Cabe subrayar aquí otra actitud de apoyo irrestricto al taller, la del arquitecto Francisco Cossío, director de la Casa de la Cultura, quien recuerdo por su caballerosidad y gentileza, por su dimensión humana y su bondad.
Félix Dauajare estuvo con nosotros en el taller y es, a la postre, uno de nuestros mayores orgullos, una presencia señera e insoslayable. Cualquier homenaje es poco en lo que a él respecta, todo homenaje es siempre frente a su actitud, su escritura y su señoría como persona.

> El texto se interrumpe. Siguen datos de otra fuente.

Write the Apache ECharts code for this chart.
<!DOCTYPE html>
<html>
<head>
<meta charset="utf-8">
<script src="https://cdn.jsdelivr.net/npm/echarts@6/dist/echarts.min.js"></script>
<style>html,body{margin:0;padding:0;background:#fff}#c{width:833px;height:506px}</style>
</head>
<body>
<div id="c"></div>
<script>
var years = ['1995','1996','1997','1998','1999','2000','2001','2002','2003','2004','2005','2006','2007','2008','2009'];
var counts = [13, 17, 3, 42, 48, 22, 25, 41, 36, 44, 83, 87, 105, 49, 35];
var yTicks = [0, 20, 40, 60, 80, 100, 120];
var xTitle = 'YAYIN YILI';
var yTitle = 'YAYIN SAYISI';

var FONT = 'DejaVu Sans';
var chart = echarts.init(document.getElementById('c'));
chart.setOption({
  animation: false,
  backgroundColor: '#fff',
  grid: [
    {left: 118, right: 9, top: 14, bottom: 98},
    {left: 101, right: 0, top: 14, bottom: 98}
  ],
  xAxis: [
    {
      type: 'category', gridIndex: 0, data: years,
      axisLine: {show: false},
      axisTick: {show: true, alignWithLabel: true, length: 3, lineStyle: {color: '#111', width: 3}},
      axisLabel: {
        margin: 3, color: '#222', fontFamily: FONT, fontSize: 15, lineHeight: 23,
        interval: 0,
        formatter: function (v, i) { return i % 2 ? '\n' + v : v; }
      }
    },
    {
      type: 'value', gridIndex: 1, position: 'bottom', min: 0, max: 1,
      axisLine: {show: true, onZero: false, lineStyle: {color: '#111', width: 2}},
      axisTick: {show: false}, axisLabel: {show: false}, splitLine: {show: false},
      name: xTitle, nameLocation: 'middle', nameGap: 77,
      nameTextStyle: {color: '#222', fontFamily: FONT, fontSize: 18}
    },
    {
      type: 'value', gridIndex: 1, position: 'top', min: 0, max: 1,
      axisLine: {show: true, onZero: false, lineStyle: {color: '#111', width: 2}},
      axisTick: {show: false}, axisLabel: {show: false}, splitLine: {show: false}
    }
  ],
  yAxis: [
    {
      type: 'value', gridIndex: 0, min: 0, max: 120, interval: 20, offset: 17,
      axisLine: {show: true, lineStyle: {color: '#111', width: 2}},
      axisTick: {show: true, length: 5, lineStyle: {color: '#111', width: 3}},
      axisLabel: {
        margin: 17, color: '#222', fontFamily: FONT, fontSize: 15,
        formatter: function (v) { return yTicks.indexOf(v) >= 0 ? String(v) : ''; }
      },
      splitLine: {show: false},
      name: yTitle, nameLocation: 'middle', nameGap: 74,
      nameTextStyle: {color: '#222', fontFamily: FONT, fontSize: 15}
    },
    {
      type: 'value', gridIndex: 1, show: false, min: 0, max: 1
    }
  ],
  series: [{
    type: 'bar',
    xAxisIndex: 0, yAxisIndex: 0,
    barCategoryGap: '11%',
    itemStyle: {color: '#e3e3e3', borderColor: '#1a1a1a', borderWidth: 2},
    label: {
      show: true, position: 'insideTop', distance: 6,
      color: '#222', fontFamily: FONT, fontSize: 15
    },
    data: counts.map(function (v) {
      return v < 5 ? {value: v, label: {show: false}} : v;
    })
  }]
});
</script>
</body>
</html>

Antes del taller Félix había publicado diez títulos de poesía, después del taller cinco: Contraataque, Sobresalto, Sin uno y sin nadie, Lo extraño y lo difícil y Una puerta tras otra puerta. Hay, pues, aparentemente un Félix Dauajare pretaller y otro postaller, pero no lo creo: él, solo, hubiera hecho todo lo que ha hecho, porque su signo distintivo es la renovación incesante, la revitalización permanente. Sí hay, en cambio, un taller pre-Dauajare y otro post-Dauajare, porque desde que él estuvo con nosotros ya no fuimos los mismos, tal fue (es) su incomparable presencia, su impagable compañía.

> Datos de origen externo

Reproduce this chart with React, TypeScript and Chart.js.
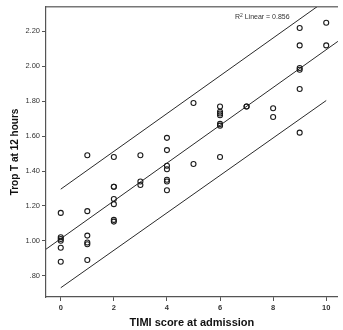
import React, { useEffect, useRef } from "react";
import { Chart, registerables } from "chart.js";

Chart.register(...registerables);

// ---- data ----
const timiScore = [
  0, 0, 0, 0, 0, 0,
  1, 1, 1, 1, 1, 1,
  2, 2, 2, 2, 2, 2, 2,
  3, 3, 3,
  4, 4, 4, 4, 4, 4, 4,
  5, 5,
  6, 6, 6, 6, 6, 6, 6,
  7, 7,
  8, 8,
  9, 9, 9, 9, 9, 9,
  10, 10,
];
const tropT = [
  1.16, 1.02, 1.01, 1.0, 0.96, 0.88,
  1.49, 1.17, 1.03, 0.99, 0.98, 0.89,
  1.48, 1.31, 1.31, 1.24, 1.21, 1.12, 1.11,
  1.49, 1.34, 1.32,
  1.59, 1.52, 1.43, 1.41, 1.35, 1.34, 1.29,
  1.79, 1.44,
  1.77, 1.74, 1.73, 1.72, 1.67, 1.66, 1.48,
  1.77, 1.77,
  1.76, 1.71,
  2.22, 2.12, 1.99, 1.98, 1.87, 1.62,
  2.25, 2.12,
];

const fitX = [-0.556, 10.44];
const fitY = [0.952, 2.143];
const upperX = [0, 10];
const upperY = [1.296, 2.379];
const lowerX = [0, 10];
const lowerY = [0.731, 1.804];

const xRange = [-0.556, 10.44];
const yRange = [0.678, 2.34];
const xTicks = [0, 2, 4, 6, 8, 10];
const xTickLabels = ["0", "2", "4", "6", "8", "10"];
const yTicks = [0.8, 1.0, 1.2, 1.4, 1.6, 1.8, 2.0, 2.2];
const yTickLabels = [".80", "1.00", "1.20", "1.40", "1.60", "1.80", "2.00", "2.20"];

const xTitle = "TIMI score at admission";
const yTitle = "Trop T at 12 hours";
const r2Base = "R";
const r2Sup = "2";
const r2Rest = " Linear = 0.856";
const r2Anchor = [6.56, 2.28];

const FONT = "'Liberation Sans', Arial, sans-serif";
const AXIS_COLOR = "#555";
const TEXT_COLOR = "#333";

const toPoints = (xs: number[], ys: number[]) => xs.map((x, i) => ({ x, y: ys[i] }));

const r2Plugin = {
  id: "r2Label",
  afterDatasetsDraw(chart: any) {
    const { ctx, scales } = chart;
    let px = scales.x.getPixelForValue(r2Anchor[0]);
    const py = scales.y.getPixelForValue(r2Anchor[1]);
    ctx.save();
    ctx.fillStyle = TEXT_COLOR;
    ctx.textBaseline = "middle";
    ctx.textAlign = "left";
    ctx.font = `7px ${FONT}`;
    ctx.fillText(r2Base, px, py);
    px += ctx.measureText(r2Base).width;
    ctx.font = `5px ${FONT}`;
    ctx.fillText(r2Sup, px, py - 2);
    px += ctx.measureText(r2Sup).width;
    ctx.font = `7px ${FONT}`;
    ctx.fillText(r2Rest, px, py);
    ctx.restore();
  },
};

export default function App() {
  const ref = useRef<HTMLCanvasElement | null>(null);

  useEffect(() => {
    if (!ref.current) return;
    const lineStyle = {
      type: "line" as const,
      showLine: true,
      pointRadius: 0,
      borderColor: "#2a2a2a",
      borderWidth: 1,
      fill: false,
      tension: 0,
    };
    const chart = new Chart(ref.current, {
      type: "scatter",
      data: {
        datasets: [
          {
            label: "Observed",
            data: toPoints(timiScore, tropT),
            pointStyle: "circle",
            pointRadius: 2.5,
            pointBorderWidth: 1.1,
            borderColor: "#1a1a1a",
            backgroundColor: "rgba(0,0,0,0)",
          } as any,
          { label: "Fit", data: toPoints(fitX, fitY), ...lineStyle } as any,
          { label: "Upper", data: toPoints(upperX, upperY), ...lineStyle } as any,
          { label: "Lower", data: toPoints(lowerX, lowerY), ...lineStyle } as any,
        ],
      },
      options: {
        animation: false,
        responsive: false,
        layout: { padding: 0 },
        plugins: { legend: { display: false }, tooltip: { enabled: false } },
        scales: {
          x: {
            type: "linear",
            position: "bottom",
            min: xRange[0],
            max: xRange[1],
            afterBuildTicks: (s: any) => {
              s.ticks = xTicks.map((v) => ({ value: v }));
            },
            afterFit: (s: any) => {
              s.height = 33;
            },
            ticks: {
              callback: (_v: any, i: number) => xTickLabels[i],
              font: { family: FONT, size: 7.5, weight: "bold" },
              color: TEXT_COLOR,
              padding: 2,
              maxRotation: 0,
            },
            grid: {
              display: true,
              drawOnChartArea: false,
              drawTicks: true,
              tickLength: 4,
              color: AXIS_COLOR,
              lineWidth: 1,
            },
            border: { display: true, color: AXIS_COLOR, width: 1.2 },
            title: {
              display: true,
              text: xTitle,
              color: "#111",
              font: { family: FONT, size: 11, weight: "bold" },
              padding: { top: 0, bottom: 0 },
            },
          },
          xTop: {
            type: "linear",
            position: "top",
            min: xRange[0],
            max: xRange[1],
            afterFit: (s: any) => {
              s.height = 7;
            },
            ticks: { display: false },
            grid: { display: false },
            border: { display: true, color: "#777", width: 1.5 },
          },
          y: {
            type: "linear",
            position: "left",
            min: yRange[0],
            max: yRange[1],
            afterBuildTicks: (s: any) => {
              s.ticks = yTicks.map((v) => ({ value: v }));
            },
            afterFit: (s: any) => {
              s.width = 46;
            },
            ticks: {
              callback: (_v: any, i: number) => yTickLabels[i],
              font: { family: FONT, size: 7.5 },
              color: TEXT_COLOR,
              padding: 2,
            },
            grid: {
              display: true,
              drawOnChartArea: false,
              drawTicks: true,
              tickLength: 4,
              color: AXIS_COLOR,
              lineWidth: 1,
            },
            border: { display: true, color: AXIS_COLOR, width: 1.2 },
            title: {
              display: true,
              text: yTitle,
              color: "#111",
              font: { family: FONT, size: 10, weight: "bold" },
              padding: { top: 9, bottom: 0 },
            },
          },
        },
      } as any,
      plugins: [r2Plugin],
    });
    return () => chart.destroy();
  }, []);

  return (
    <div style={{ position: "fixed", left: 0, top: 0, width: 343, height: 330, background: "#fff" }}>
      <canvas ref={ref} width={343} height={330} style={{ display: "block" }} />
    </div>
  );
}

Fuimos más sabios después de él (tal vez debería decir menos ignorantes), y ahora recordándolo, leyéndolo, repitiendo estos hermosos (y sabios) versos suyos:
«Algún hechizo tienen los recuerdos
pues Platón los sentó en su mesa
como los invitados de la sabiduría»
Un estrecho, afectuoso abrazo desde estos lados y mi homenaje a un hombre cabal en toda la extensión de la palabra, a un poeta sin apelaciones.